From WAR to Cloud: The Evolution of Java Deployment

Introduction

The deployment of Java applications has evolved significantly from traditional methods using WAR and EAR files to leveraging modern technologies like Docker and cloud platforms. This post explores this transformation and further delves into the roles of Kubernetes and OpenShift in modernizing deployment infrastructures.

Basics of WAR and EAR Files

In traditional Java environments, applications were packaged into Web Application Archives (WAR) for web modules and Enterprise Application Archives (EAR) for enterprise applications. These packages were deployed manually on servers like Apache Tomcat or IBM WebSphere, often leading to the “it works on my machine” problem due to environmental discrepancies.

Deployment Process

This traditional approach required extensive manual effort in managing servers, configuring applications, and maintaining security, making the process cumbersome and error-prone.

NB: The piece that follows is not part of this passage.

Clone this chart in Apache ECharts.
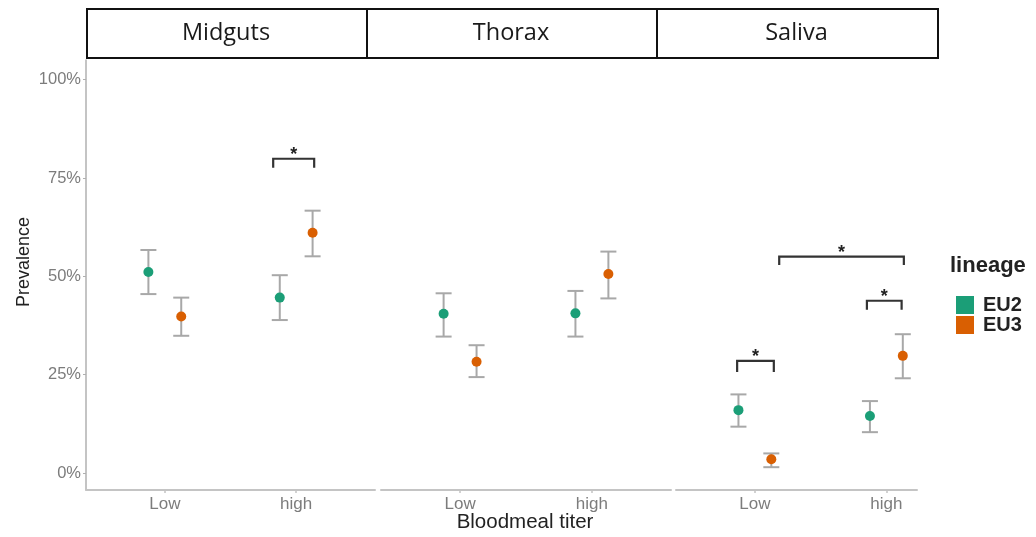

Transition to Containerization with Docker

Introduction to Docker

The introduction of Docker revolutionized the deployment of applications by using containers. Containers package the application and its dependencies into a single runnable unit, ensuring consistency across environments, which mitigates compatibility issues and simplifies developer workflows.

Java Applications in Docker

For Java applications, Docker allows developers to define their environment through a Dockerfile, specifying everything from the Java version, web/application server version, fonts, other dependencies. This file creates an image that can be deployed anywhere Docker is installed, reducing the overhead of traditional deployment and increasing deployment speed significantly.

Moving to the Cloud

Cloud Deployment Models

With the advent of cloud computing, deployment strategies have evolved into models like Infrastructure as a Service (IaaS), Platform as a Service (PaaS), and Software as a Service (SaaS). These models offer varying levels of control, flexibility, and management, tailored to different business needs.

Direct Container Deployment

One of the key advantages of containerization with Docker is the ability to take a Docker container or image and directly deploy it to a cloud platform. This approach simplifies the migration process and ensures that the application runs the same way it does in your local environment, regardless of the cloud provider.

Container-Ready Cloud Services: Major cloud providers like AWS, Azure, and Google Cloud offer services specifically designed to host containerized applications. For instance:

• AWS Elastic Container Service (ECS) and AWS Elastic Kubernetes Service (EKS) support Docker and allow you to run containers at scale.
• Azure Container Instances (ACI) and Azure Kubernetes Service (AKS) provide similar functionalities, facilitating easy deployment and management of containers on Azure.
• Google Kubernetes Engine (GKE): Specializes in running Docker containers and offers deep integration with Google Cloud’s services, making it ideal for complex deployments that require orchestration.
• Google Cloud Run: A fully managed platform that lets you run stateless containers, invocable via web requests or Pub/Sub events. It combines the simplicity of serverless computing with the flexibility of containerization, automatically scaling based on traffic, and billing only for the resources used during execution.

Java in the Cloud

Using cloud platforms, Java developers can drastically reduce the overhead associated with infrastructure management. Services like AWS Elastic Beanstalk, Azure App Services, and Google App Engine automate deployment, scaling, and maintenance, allowing developers to concentrate on their core application logic.

Advanced Container Orchestration with Kubernetes and OpenShift

Kubernetes: The Container Orchestrator

Kubernetes is an open-source platform designed to automate the deployment, scaling, and operation of application containers across clusters of hosts. It helps manage containerized applications more efficiently with features like:

• Pods: The smallest deployable units created and managed by Kubernetes.
• Service Discovery and Load Balancing: Kubernetes can expose a container using the DNS name or its own IP address. If traffic to a container is high, Kubernetes is able to load balance and distribute the network traffic.
• Storage Orchestration: Kubernetes allows you to automatically mount a storage system of your choice, whether from local storage, a public cloud provider, or a network storage system.

OpenShift: Enterprise Kubernetes

OpenShift is a Kubernetes distribution from Red Hat, designed for enterprise applications. OpenShift extends Kubernetes with additional features to enhance developer productivity and promote innovation:

• Developer and Operational Centric Tools: OpenShift provides a robust suite of tools for developers and IT operations, enhancing productivity and promoting a DevOps culture.
• Enhanced Security: Offers more secure default settings and integrates with enterprise security standards.
• Build and Deployment Automation: Facilitates continuous integration (CI) and continuous deployment (CD) pipelines directly within the platform.

Best Practices and Future Trends

Best Practices

For successful cloud and container orchestration deployments, integrate CI/CD pipelines, employ effective monitoring and logging, and adopt a microservices architecture.

Future Trends

The future points towards even more automated solutions like serverless computing, with Kubernetes and AI-driven tools driving smarter deployment strategies.

Conclusion

The evolution from traditional WAR and EAR deployments to using Docker, Kubernetes, and OpenShift reflects the dynamic nature of software development, offering more scalable, efficient, and reliable deployment options.